One of the most transformative shifts in her career was embracing a fully online model. Moving her business online created unprecedented flexibility. She could record lessons for students to revisit, generate reports with live feedback to share with parents, and use artificial intelligence to streamline operations.


AI now supports her in creating newsletters, social media content, work booklets, and idea generation. Rather than resisting technological change, she sees it as an ally. Working smarter has become non negotiable in a landscape where innovation moves rapidly. Entrepreneurs who ignore these tools risk being left behind.


Her commitment to lifelong learning reinforces this mindset. Falguni challenges the notion that entrepreneurs ever truly master all the skills they need. Skills evolve. Marketing and advertising have transformed dramatically over the decades. To remain relevant and competitive, founders must embrace continuous professional development. She advocates scheduling personal CPD in the same way one would in employment. As a business owner, you are responsible for updating your own skillset.


Over the years, she has learned to do her own accounts and submit taxes, design websites and logos, create marketing materials, produce social media content, edit videos, and manage a YouTube channel.

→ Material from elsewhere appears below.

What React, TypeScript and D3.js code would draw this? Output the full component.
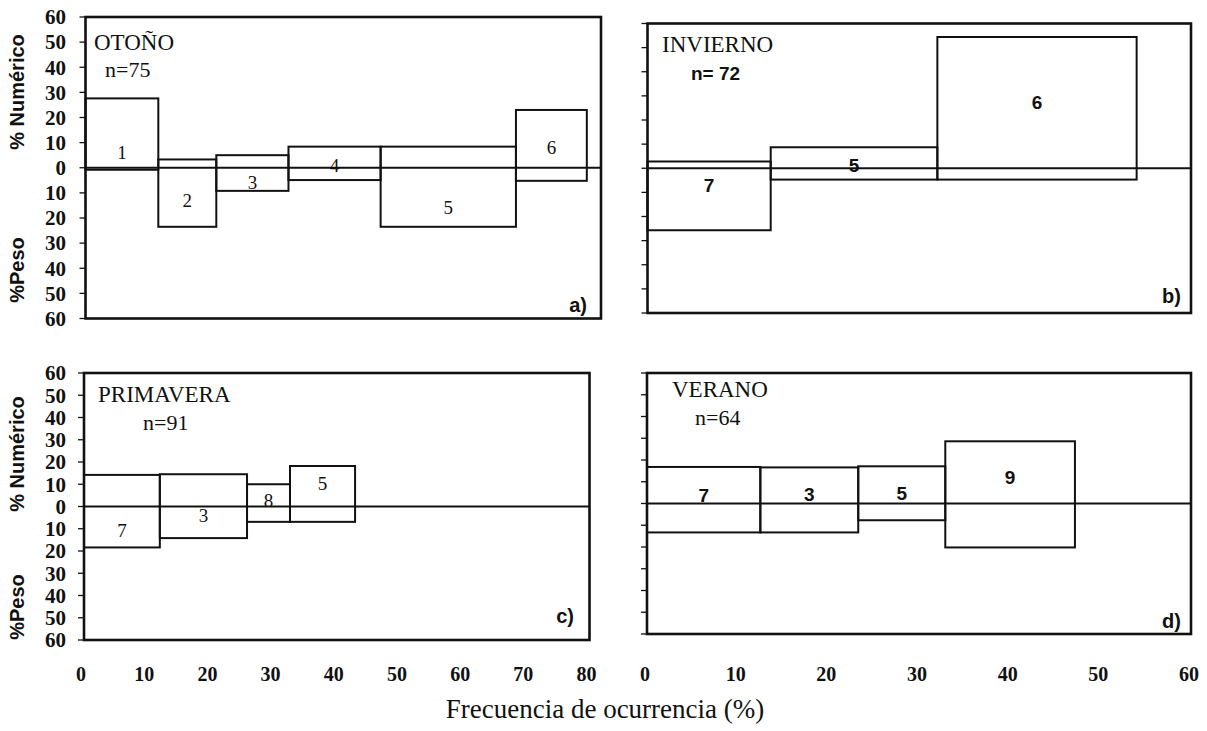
import React from 'react';
import * as d3 from 'd3';

// Panel texts
const seasonNames = ['OTOÑO', 'INVIERNO', 'PRIMAVERA', 'VERANO'];
const sampleSizes = ['n=75', 'n= 72', 'n=91', 'n=64'];
const panelTags = ['a)', 'b)', 'c)', 'd)'];

// a) Otoño: width = % frecuencia, up = % numérico, down = % peso
const otonoPrey = ['1', '2', '3', '4', '5', '6'];
const otonoFreq = [11.3, 9.0, 11.2, 14.3, 21.0, 11.0];
const otonoNum = [27.6, 3.3, 5.0, 8.4, 8.4, 23.0];
const otonoPeso = [0.8, 23.5, 9.2, 4.9, 23.5, 5.2];
const otonoLabelAt = [6.3, -12.9, -5.7, 1.0, -15.7, 8.3];

// b) Invierno
const inviernoPrey = ['7', '5', '6'];
const inviernoFreq = [13.6, 18.4, 22.0];
const inviernoNum = [2.8, 8.7, 54.4];
const inviernoPeso = [25.7, 4.7, 4.7];
const inviernoLabelAt = [-6.9, 1.4, 27.4];

// c) Primavera
const primaveraPrey = ['7', '3', '8', '5'];
const primaveraFreq = [12.0, 13.8, 6.8, 10.3];
const primaveraNum = [14.2, 14.5, 10.0, 18.2];
const primaveraPeso = [18.4, 14.2, 6.9, 6.9];
const primaveraLabelAt = [-10.9, -4.2, 2.6, 10.2];

// d) Verano
const veranoPrey = ['7', '3', '5', '9'];
const veranoFreq = [12.5, 10.8, 9.6, 14.3];
const veranoNum = [16.8, 16.6, 17.1, 28.6];
const veranoPeso = [13.3, 13.3, 7.7, 20.2];
const veranoLabelAt = [3.8, 4.3, 4.7, 12.1];

const xMaxLeft = 80;
const xMaxRight = 60;
const yMax = 60;

const serif = '"Liberation Serif", "Times New Roman", serif';
const sans = '"Liberation Sans", Arial, sans-serif';

type Series = {
  prey: string[];
  freq: number[];
  num: number[];
  peso: number[];
  labelAt: number[];
};

const series: Series[] = [
  { prey: otonoPrey, freq: otonoFreq, num: otonoNum, peso: otonoPeso, labelAt: otonoLabelAt },
  { prey: inviernoPrey, freq: inviernoFreq, num: inviernoNum, peso: inviernoPeso, labelAt: inviernoLabelAt },
  { prey: primaveraPrey, freq: primaveraFreq, num: primaveraNum, peso: primaveraPeso, labelAt: primaveraLabelAt },
  { prey: veranoPrey, freq: veranoFreq, num: veranoNum, peso: veranoPeso, labelAt: veranoLabelAt },
];

// Layout of each box (pixels)
const layout = [
  { left: 85.5, right: 601, top: 17, bottom: 318.5, xMax: xMaxLeft, yLabels: true, labelFont: serif,
    title: [94, 50], n: [105, 77], tag: [587, 312], axisLab: [92, 270] },
  { left: 647.5, right: 1191, top: 23.5, bottom: 313, xMax: xMaxRight, yLabels: false, labelFont: sans,
    title: [662, 52], n: [691, 80], tag: [1181, 303], axisLab: null },
  { left: 84, right: 589.5, top: 373, bottom: 640, xMax: xMaxLeft, yLabels: true, labelFont: serif,
    title: [98, 402], n: [143, 430], tag: [574, 623], axisLab: [454, 607] },
  { left: 647, right: 1191, top: 373, bottom: 634, xMax: xMaxRight, yLabels: false, labelFont: sans,
    title: [672, 397], n: [695, 425], tag: [1181, 628], axisLab: null },
];

function Panel({ idx }: { idx: number }) {
  const L = layout[idx];
  const s = series[idx];
  const x = d3.scaleLinear().domain([0, L.xMax]).range([L.left, L.right]);
  const y = d3.scaleLinear().domain([-yMax, yMax]).range([L.bottom, L.top]);
  const starts = [0, ...Array.from(d3.cumsum(s.freq))];
  const ticks = y.ticks(12);

  return (
    <g>
      {/* y ticks */}
      {ticks.map(t => (
        <line key={'t' + t} x1={L.left - 6} x2={L.left} y1={y(t)} y2={y(t)} stroke="#111" strokeWidth={1.3} />
      ))}
      {L.yLabels &&
        ticks.map(t => (
          <text key={'l' + t} x={66} y={y(t)} dy="0.35em" textAnchor="end"
            fontFamily={serif} fontWeight="bold" fontSize={21} fill="#111">
            {Math.abs(t)}
          </text>
        ))}

      {/* bars */}
      {s.prey.map((p, i) => (
        <rect key={'b' + i}
          x={x(starts[i])} width={x(starts[i + 1]) - x(starts[i])}
          y={y(s.num[i])} height={y(-s.peso[i]) - y(s.num[i])}
          fill="none" stroke="#111" strokeWidth={2} />
      ))}
      {s.prey.map((p, i) => (
        <text key={'p' + i} x={x((starts[i] + starts[i + 1]) / 2)} y={y(s.labelAt[i])} dy="0.35em"
          textAnchor="middle" fontFamily={L.labelFont} fontWeight={L.labelFont === sans ? 'bold' : 'normal'}
          fontSize={19} fill="#111">
          {p}
        </text>
      ))}

      {/* zero line */}
      <line x1={L.left} x2={L.right} y1={y(0)} y2={y(0)} stroke="#111" strokeWidth={2} />

      {/* frame */}
      <rect x={L.left} y={L.top} width={L.right - L.left} height={L.bottom - L.top}
        fill="none" stroke="#111" strokeWidth={2.6} />

      <text x={L.title[0]} y={L.title[1]} fontFamily={serif} fontSize={23} fill="#111">
        {seasonNames[idx]}
      </text>
      <text x={L.n[0]} y={L.n[1]} fontFamily={idx === 1 ? sans : serif} fontWeight={idx === 1 ? 'bold' : 'normal'}
        fontSize={idx === 1 ? 19 : 22} fill="#111">
        {sampleSizes[idx]}
      </text>
      <text x={L.tag[0]} y={L.tag[1]} textAnchor="end" fontFamily={sans} fontWeight="bold" fontSize={20} fill="#111">
        {panelTags[idx]}
      </text>

      {L.axisLab && (
        <g fontFamily={sans} fontWeight="bold" fontSize={20} fill="#111">
          <text transform={`translate(17,${L.axisLab[0]}) rotate(-90)`} textAnchor="middle" dy="0.35em">
            % Numérico
          </text>
          <text transform={`translate(17,${L.axisLab[1]}) rotate(-90)`} textAnchor="middle" dy="0.35em">
            %Peso
          </text>
        </g>
      )}
    </g>
  );
}

function XLabels({ idx, dx }: { idx: number; dx: number }) {
  const L = layout[idx];
  const x = d3.scaleLinear().domain([0, L.xMax]).range([L.left, L.right]);
  return (
    <g>
      {x.ticks(L.xMax / 10).map(t => (
        <text key={t} x={x(t) + dx} y={681} textAnchor="middle" fontFamily={serif} fontWeight="bold"
          fontSize={20} fill="#111">
          {t}
        </text>
      ))}
    </g>
  );
}

export default function App() {
  return (
    <svg width={1207} height={731} style={{ position: 'absolute', left: 0, top: 0, background: '#fff' }}>
      <rect width={1207} height={731} fill="#fff" />
      {[0, 1, 2, 3].map(i => (
        <Panel key={i} idx={i} />
      ))}
      <XLabels idx={2} dx={-3} />
      <XLabels idx={3} dx={-2} />
      <text x={605} y={718} textAnchor="middle" fontFamily={serif} fontSize={27} fill="#111">
        Frecuencia de ocurrencia (%)
      </text>
    </svg>
  );
}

Today she outsources many of these functions, but understanding them allows her to communicate effectively with her team and ask informed questions. Mastery, for her, is not about doing everything forever. It is about understanding enough to lead intelligently.


Her global perspective has further shaped her leadership style. Born in India and raised in the United Kingdom, Falguni grew up navigating two cultures. This dual lens sharpened her ability to listen, adapt, and recognize different communication styles and expectations. She became acutely aware of attitudes toward women in business and the varied expressions of leadership across cultures. In some contexts, authority is direct and hierarchical. In others, it is collaborative and relational. She learned to adapt without losing her core values. Trust, she believes, is built when people feel respected, understood, and treated consistently. Real impact across borders requires empathy paired with clarity.

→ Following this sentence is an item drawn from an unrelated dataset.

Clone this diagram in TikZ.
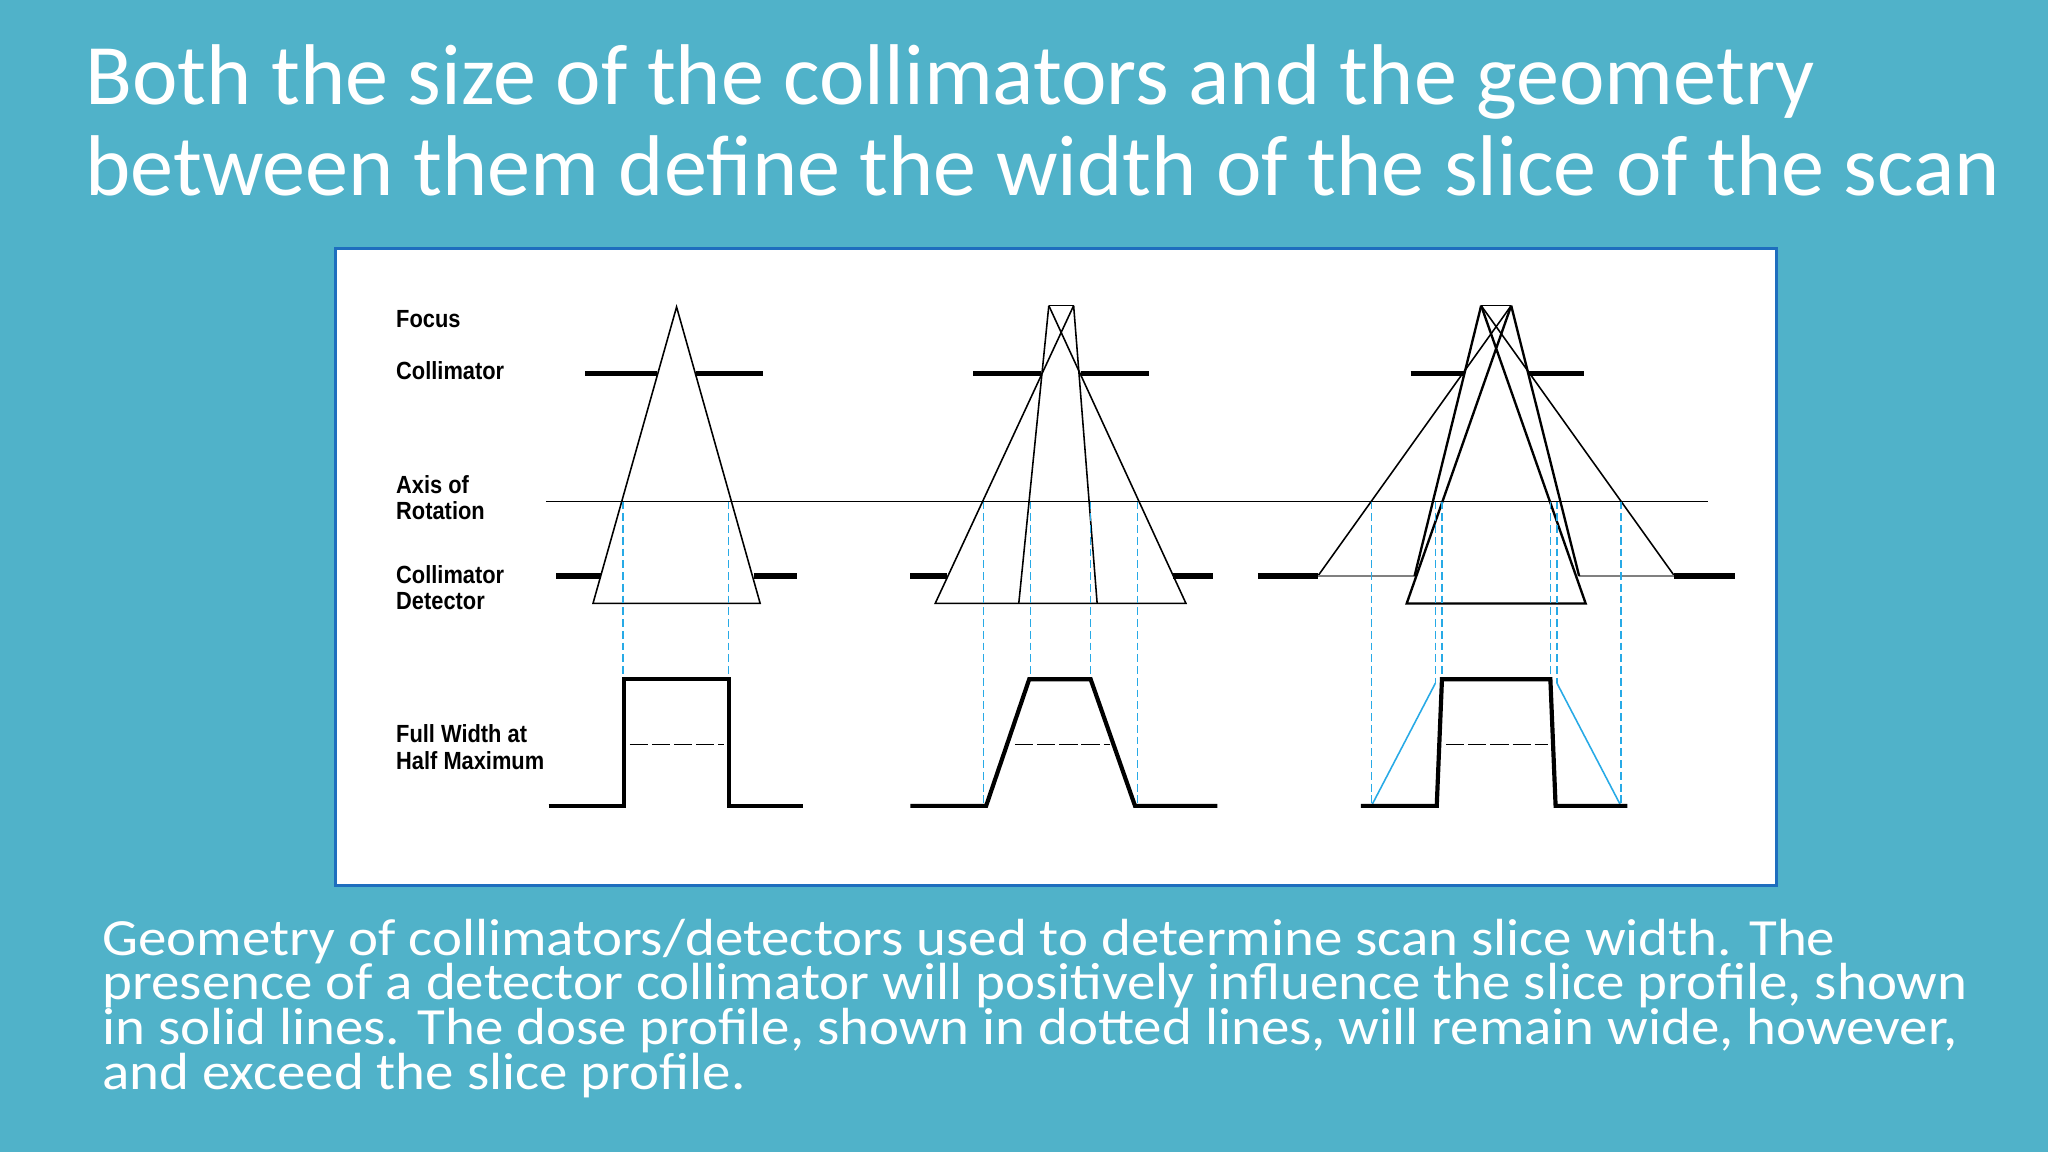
\documentclass[tikz,border=0pt]{standalone}
\usepackage{fontspec}
\setmainfont{Carlito}
\newfontfamily\lblfont{Liberation Sans}
\definecolor{bg}{RGB}{80,178,201}
\definecolor{frame}{RGB}{30,110,190}
\definecolor{dose}{RGB}{40,170,230}
\begin{document}
\begin{tikzpicture}[x=0.5pt,y=-0.5pt,
  thin/.style={line width=0.6pt,black},
  bar/.style={line width=2pt,black},
  prof/.style={line width=1.6pt,black,line join=miter},
  blued/.style={dose,line width=0.5pt,dash pattern=on 3pt off 1.5pt},
  blues/.style={dose,line width=0.6pt},
  hm/.style={black,line width=0.6pt,dash pattern=on 7pt off 1.5pt},
  lbl/.style={anchor=west,font=\lblfont\bfseries\fontsize{9.5}{10}\selectfont,align=left,inner sep=0pt,xscale=0.88}]
\fill[bg] (0,0) rectangle (1568,882);
\useasboundingbox (0,0) rectangle (1568,882);
% title
\node[anchor=base west,text=white,inner sep=0pt,font=\fontsize{33}{35}\selectfont] (t1) at (65,80) {Both the size of the collimators and the geometry};
\node[anchor=base west,text=white,inner sep=0pt,font=\fontsize{33}{35}\selectfont] (t2) at (65,150) {between them define the width of the slice of the scan};
% frame
\draw[fill=white,draw=frame,line width=1.2pt] (257,190) rectangle (1360,678);
% labels
\node[lbl] (lf) at (303,244) {Focus};
\node[lbl] (lc) at (303,284) {Collimator};
\node[lbl] (la) at (303,381) {Axis of\\Rotation};
\node[lbl] (ld) at (303,450) {Collimator\\Detector};
\node[lbl] (lw) at (303,572) {Full Width at\\Half Maximum};
% axis
\draw[thin] (418,384) -- (1308,384);
% ---------- diagram 1
\coordinate (f1) at (518,235);
\draw[thin] (454,462) -- (f1) -- (582,462) -- cycle;
\draw[bar] (448,286) -- (503,286) (533,286) -- (584,286);
\draw[bar] (426,441) -- (460,441) (577,441) -- (610,441);
\draw[blued] (477,384) -- (477,520) (558,384) -- (558,520);
\draw[prof] (420,617) -- (478,617) -- (478,520) -- (558,520) -- (558,617) -- (615,617);
\draw[hm] (482,570) -- (554,570);
% ---------- diagram 2
\coordinate (a2) at (803,234); \coordinate (b2) at (822,234);
\draw[thin] (a2) -- (b2);
\draw[thin] (b2) -- (716,462) -- (908,462) -- (a2);
\draw[thin] (a2) -- (780,462) (b2) -- (840,462);
\draw[bar] (745,286) -- (797,286) (828,286) -- (880,286);
\draw[bar] (697,441) -- (725,441) (898,441) -- (929,441);
\draw[blued] (753,384) -- (753,617) (789,384) -- (789,520) (835,384) -- (835,520) (871,384) -- (871,617);
\draw[prof] (697,617) -- (755,617) -- (788,520) -- (835,520) -- (869,617) -- (932,617);
\draw[hm] (777,570) -- (850,570);
% ---------- diagram 3
\coordinate (a3) at (1134,234); \coordinate (b3) at (1157,234);
\draw[thin] (a3) -- (b3);
\draw[thin] (1009,441) -- (b3) (1282,441) -- (a3);
\draw[line width=0.4pt,gray] (1009,441) -- (1083,441) (1209,441) -- (1282,441);
\draw[line width=0.9pt] (b3) -- (1077,462) -- (1214,462) -- (a3);
\draw[line width=0.9pt] (a3) -- (1083,441) (b3) -- (1209,441);
\draw[bar] (1080,286) -- (1121,286) (1171,286) -- (1213,286);
\draw[bar] (963,441) -- (1009,441) (1282,441) -- (1328,441);
\draw[blued] (1050,384) -- (1050,617) (1099,384) -- (1099,523) (1104,384) -- (1104,520)
  (1187,384) -- (1187,520) (1192,384) -- (1192,523) (1241,384) -- (1241,617);
\draw[blues] (1050,617) -- (1099,523) (1192,523) -- (1241,617);
\draw[prof] (1042,617) -- (1100,617) -- (1104,520) -- (1187,520) -- (1191,617) -- (1246,617);
\draw[hm] (1107,570) -- (1185,570);
% caption
\node[anchor=north west,text=white,inner sep=0pt,align=left,xscale=1.09,font=\fontsize{20}{17.2}\selectfont] (cap) at (78,703)
{Geometry of collimators/detectors used to determine scan slice width. The\\
presence of a detector collimator will positively influence the slice profile, shown\\
in solid lines. The dose profile, shown in dotted lines, will remain wide, however,\\
and exceed the slice profile.};
\end{tikzpicture}
\end{document}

Sustainable success, in her definition, is growth that does not cost health, values, or purpose. Many entrepreneurs chase scale only to burn out. She designs businesses with longevity in mind from the outset, putting systems, structures, and people in place so that operations do not rely solely on her energy. Growth must support freedom, not erode it. When founders evolve from doing everything themselves to leading with trust and clarity, they create organizations capable of thriving beyond them. That is the architecture of lasting impact.


Philanthropy is woven into this architecture. For Falguni, purpose and profitability are not in opposition. When aligned, they strengthen one another. Giving is integrated intentionally through time, resources, expertise, education, and mentoring. It is embedded into the business model from the beginning rather than added as an afterthought. This alignment builds trust, loyalty, and long term value.


Ultimately, her message to founders is about legacy. The most powerful move an entrepreneur can make is to decide with clarity what they stand for and the change they are here to create. Brands may attract attention, but legacies provide direction. Reclaiming one’s voice means leading from conviction rather than trends. When a business becomes an expression of belief rather than just a vehicle for sales, it transcends the marketplace.


Falguni Patel’s journey from stacking shelves in a family shop to mentoring globally and now sharing her voice on stage to empower others, reflects a simple yet profound truth, Entrepreneurship is not merely about profit. It is about perspective, adaptability, and the courage to build a life that honors both ambition and freedom.